- Instructions to follow
Will you repeat only the lines from the one with "Give me the D3.js source for this chart." through the one with "const yTicks = [0, 10, 20, 30, 40, 50, 60];", both included, leaving every picture out?

== Supplied material ==

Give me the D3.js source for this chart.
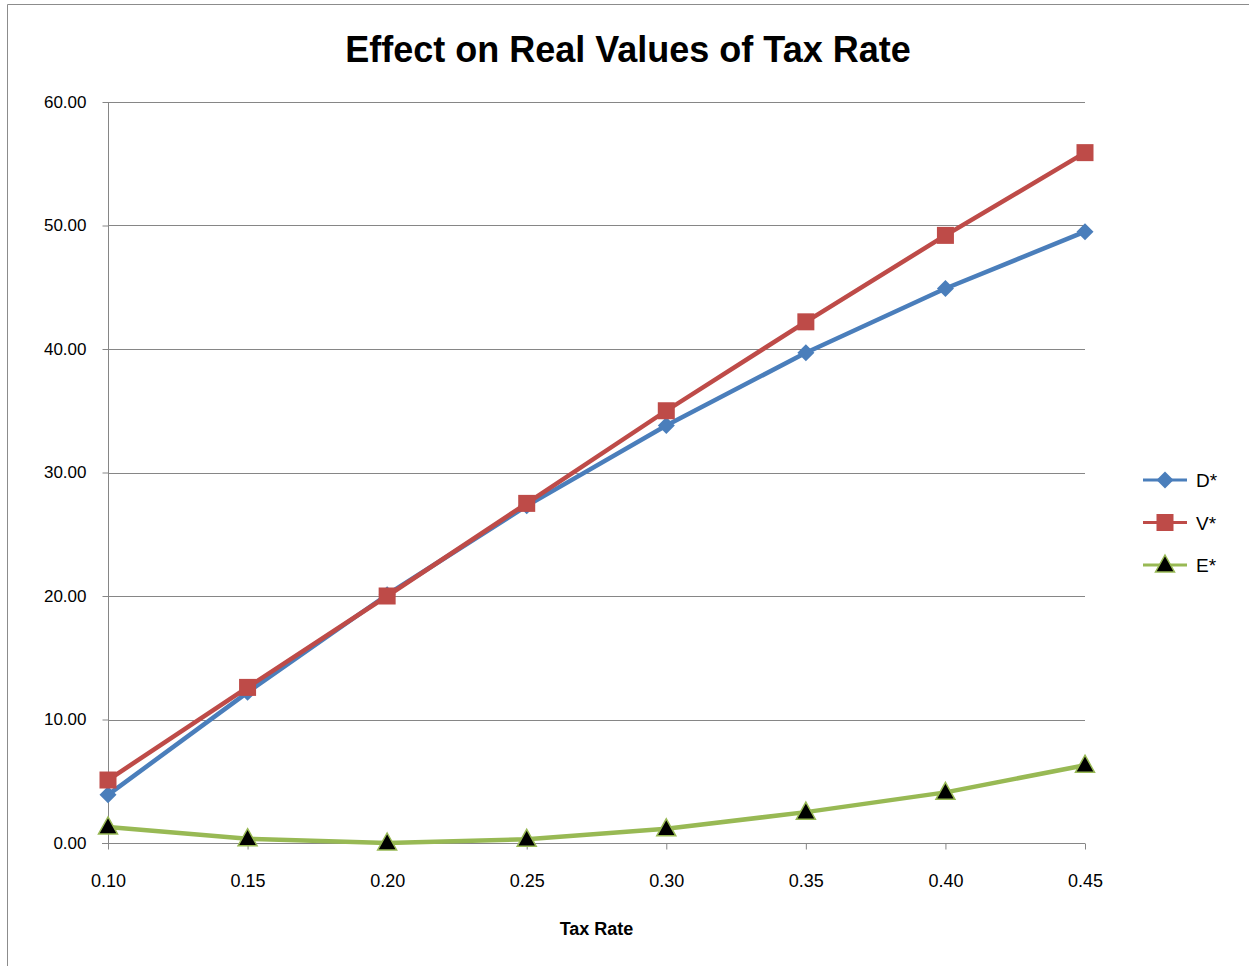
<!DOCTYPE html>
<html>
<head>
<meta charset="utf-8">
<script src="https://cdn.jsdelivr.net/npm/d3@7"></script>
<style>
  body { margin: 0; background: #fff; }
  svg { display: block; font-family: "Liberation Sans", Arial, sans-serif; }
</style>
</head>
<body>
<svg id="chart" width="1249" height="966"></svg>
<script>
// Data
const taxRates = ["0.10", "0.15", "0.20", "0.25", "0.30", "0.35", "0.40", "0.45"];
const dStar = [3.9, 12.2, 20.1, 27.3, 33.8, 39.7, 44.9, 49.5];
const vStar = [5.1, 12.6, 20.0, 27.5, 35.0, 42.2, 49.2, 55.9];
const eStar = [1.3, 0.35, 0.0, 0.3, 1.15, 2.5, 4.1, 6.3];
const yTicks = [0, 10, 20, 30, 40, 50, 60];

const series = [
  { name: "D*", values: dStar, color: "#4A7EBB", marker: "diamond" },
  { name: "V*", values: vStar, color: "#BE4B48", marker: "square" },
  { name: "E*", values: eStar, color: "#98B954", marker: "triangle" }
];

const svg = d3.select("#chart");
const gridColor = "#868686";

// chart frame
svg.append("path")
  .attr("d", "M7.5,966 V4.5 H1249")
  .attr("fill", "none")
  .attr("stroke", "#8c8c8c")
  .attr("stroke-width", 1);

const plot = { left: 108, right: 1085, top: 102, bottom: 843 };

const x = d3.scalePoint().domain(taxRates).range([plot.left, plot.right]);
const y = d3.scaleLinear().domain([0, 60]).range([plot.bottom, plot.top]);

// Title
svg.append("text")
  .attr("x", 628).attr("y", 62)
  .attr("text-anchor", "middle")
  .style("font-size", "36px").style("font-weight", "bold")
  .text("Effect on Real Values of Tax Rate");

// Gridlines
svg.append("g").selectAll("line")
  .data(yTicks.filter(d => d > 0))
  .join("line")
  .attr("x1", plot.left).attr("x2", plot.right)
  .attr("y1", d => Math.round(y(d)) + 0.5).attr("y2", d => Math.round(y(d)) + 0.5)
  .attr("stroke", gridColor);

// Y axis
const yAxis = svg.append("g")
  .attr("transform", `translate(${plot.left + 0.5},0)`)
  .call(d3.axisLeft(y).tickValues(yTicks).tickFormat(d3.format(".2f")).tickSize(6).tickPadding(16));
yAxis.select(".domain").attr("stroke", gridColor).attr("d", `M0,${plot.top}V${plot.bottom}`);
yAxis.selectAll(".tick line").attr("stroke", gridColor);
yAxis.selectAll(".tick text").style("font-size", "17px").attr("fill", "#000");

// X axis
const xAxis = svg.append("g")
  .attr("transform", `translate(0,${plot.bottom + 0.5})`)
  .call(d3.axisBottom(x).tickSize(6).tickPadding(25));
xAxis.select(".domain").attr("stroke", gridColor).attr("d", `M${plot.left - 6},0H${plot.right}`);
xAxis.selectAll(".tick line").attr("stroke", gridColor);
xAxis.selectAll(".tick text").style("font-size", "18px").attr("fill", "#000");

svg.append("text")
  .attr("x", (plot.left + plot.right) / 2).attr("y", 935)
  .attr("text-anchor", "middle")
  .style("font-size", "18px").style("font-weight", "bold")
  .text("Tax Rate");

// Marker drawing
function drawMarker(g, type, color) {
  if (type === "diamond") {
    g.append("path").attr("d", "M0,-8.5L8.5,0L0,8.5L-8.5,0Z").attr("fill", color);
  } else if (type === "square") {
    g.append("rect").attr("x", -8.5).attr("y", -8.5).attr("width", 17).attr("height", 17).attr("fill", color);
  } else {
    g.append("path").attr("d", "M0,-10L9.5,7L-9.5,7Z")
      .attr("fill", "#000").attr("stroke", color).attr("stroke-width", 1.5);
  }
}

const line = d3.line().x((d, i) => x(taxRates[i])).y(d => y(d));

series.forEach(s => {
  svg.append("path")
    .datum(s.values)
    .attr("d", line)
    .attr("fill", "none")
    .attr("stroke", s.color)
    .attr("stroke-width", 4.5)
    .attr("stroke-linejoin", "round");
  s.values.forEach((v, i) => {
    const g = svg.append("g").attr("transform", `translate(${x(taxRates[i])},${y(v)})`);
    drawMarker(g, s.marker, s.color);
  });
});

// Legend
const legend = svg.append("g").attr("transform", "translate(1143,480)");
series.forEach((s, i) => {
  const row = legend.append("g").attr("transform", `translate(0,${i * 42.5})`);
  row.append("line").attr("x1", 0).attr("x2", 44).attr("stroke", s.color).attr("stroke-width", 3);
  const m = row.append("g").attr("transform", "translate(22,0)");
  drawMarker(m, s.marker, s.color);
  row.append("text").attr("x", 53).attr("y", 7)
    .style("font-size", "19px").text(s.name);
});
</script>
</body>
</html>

===
== Supplied material ==

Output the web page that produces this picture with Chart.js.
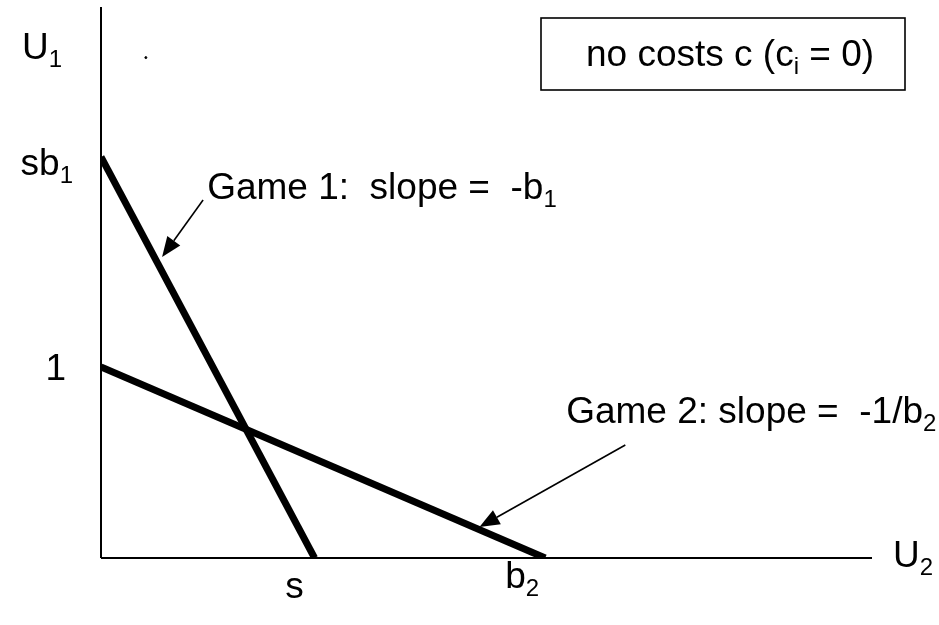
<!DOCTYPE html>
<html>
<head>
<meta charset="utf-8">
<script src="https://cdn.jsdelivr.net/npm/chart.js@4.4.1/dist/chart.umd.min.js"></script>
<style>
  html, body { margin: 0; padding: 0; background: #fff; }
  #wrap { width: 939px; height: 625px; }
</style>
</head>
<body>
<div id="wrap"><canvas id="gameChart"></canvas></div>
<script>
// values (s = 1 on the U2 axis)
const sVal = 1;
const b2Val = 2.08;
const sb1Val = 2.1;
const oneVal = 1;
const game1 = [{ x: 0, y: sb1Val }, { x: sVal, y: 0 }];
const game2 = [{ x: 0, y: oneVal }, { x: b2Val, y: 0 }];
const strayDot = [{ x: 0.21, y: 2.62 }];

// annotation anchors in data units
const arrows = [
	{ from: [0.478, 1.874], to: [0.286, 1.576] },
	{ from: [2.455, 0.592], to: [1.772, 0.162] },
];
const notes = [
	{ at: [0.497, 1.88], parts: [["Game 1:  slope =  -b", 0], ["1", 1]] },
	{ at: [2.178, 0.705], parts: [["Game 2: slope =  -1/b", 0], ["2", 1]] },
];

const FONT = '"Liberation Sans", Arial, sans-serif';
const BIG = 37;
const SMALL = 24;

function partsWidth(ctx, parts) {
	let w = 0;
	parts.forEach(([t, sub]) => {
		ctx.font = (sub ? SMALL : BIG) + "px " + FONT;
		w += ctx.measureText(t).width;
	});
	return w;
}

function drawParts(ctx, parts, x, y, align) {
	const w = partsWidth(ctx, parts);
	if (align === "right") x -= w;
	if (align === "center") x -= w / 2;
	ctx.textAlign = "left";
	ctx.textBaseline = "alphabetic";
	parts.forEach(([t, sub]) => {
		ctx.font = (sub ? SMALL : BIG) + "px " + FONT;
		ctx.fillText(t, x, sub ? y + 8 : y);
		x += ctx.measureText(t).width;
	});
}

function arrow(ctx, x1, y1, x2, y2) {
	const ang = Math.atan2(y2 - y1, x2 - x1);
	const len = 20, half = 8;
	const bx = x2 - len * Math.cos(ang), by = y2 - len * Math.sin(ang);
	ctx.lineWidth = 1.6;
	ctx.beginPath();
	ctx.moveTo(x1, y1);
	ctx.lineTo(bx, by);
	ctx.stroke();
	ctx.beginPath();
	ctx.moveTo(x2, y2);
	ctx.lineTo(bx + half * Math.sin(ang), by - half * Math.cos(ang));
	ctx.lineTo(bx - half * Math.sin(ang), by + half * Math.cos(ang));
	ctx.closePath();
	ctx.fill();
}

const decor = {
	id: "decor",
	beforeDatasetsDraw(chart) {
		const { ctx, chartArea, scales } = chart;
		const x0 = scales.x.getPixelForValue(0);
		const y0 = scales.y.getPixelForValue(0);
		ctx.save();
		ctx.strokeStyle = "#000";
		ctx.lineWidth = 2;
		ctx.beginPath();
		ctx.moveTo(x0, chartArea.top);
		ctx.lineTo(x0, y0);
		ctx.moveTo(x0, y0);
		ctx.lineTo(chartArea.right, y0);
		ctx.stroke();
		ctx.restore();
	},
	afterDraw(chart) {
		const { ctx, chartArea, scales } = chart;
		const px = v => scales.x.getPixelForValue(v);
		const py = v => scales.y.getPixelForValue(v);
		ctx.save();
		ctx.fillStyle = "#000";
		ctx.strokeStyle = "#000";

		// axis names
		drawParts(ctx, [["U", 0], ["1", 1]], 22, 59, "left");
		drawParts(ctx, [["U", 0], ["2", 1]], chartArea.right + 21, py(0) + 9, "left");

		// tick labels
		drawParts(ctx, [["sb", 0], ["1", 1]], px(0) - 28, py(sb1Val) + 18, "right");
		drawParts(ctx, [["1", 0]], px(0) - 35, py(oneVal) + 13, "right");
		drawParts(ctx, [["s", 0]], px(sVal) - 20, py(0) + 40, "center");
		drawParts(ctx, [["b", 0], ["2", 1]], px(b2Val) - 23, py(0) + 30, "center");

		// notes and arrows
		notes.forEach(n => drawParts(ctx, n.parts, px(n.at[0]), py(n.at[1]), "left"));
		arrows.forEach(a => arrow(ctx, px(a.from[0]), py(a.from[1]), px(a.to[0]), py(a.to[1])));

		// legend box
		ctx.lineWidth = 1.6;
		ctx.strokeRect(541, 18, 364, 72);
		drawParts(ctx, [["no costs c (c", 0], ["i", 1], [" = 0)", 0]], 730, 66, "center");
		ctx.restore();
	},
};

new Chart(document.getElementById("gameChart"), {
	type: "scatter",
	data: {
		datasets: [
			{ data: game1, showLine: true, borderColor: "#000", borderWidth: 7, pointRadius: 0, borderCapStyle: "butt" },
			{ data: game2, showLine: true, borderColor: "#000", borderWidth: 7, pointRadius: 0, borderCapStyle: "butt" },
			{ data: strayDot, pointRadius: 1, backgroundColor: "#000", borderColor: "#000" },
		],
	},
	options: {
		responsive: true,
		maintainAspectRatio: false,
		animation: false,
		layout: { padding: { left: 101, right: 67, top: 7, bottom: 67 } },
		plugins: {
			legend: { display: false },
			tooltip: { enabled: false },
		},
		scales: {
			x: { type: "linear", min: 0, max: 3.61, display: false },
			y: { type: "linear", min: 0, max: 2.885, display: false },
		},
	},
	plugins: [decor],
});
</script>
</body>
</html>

===

- Task result
Give me the D3.js source for this chart.
<!DOCTYPE html>
<html>
<head>
<meta charset="utf-8">
<script src="https://cdn.jsdelivr.net/npm/d3@7"></script>
<style>
  body { margin: 0; background: #fff; }
  svg { display: block; font-family: "Liberation Sans", Arial, sans-serif; }
</style>
</head>
<body>
<svg id="chart" width="1249" height="966"></svg>
<script>
// Data
const taxRates = ["0.10", "0.15", "0.20", "0.25", "0.30", "0.35", "0.40", "0.45"];
const dStar = [3.9, 12.2, 20.1, 27.3, 33.8, 39.7, 44.9, 49.5];
const vStar = [5.1, 12.6, 20.0, 27.5, 35.0, 42.2, 49.2, 55.9];
const eStar = [1.3, 0.35, 0.0, 0.3, 1.15, 2.5, 4.1, 6.3];
const yTicks = [0, 10, 20, 30, 40, 50, 60];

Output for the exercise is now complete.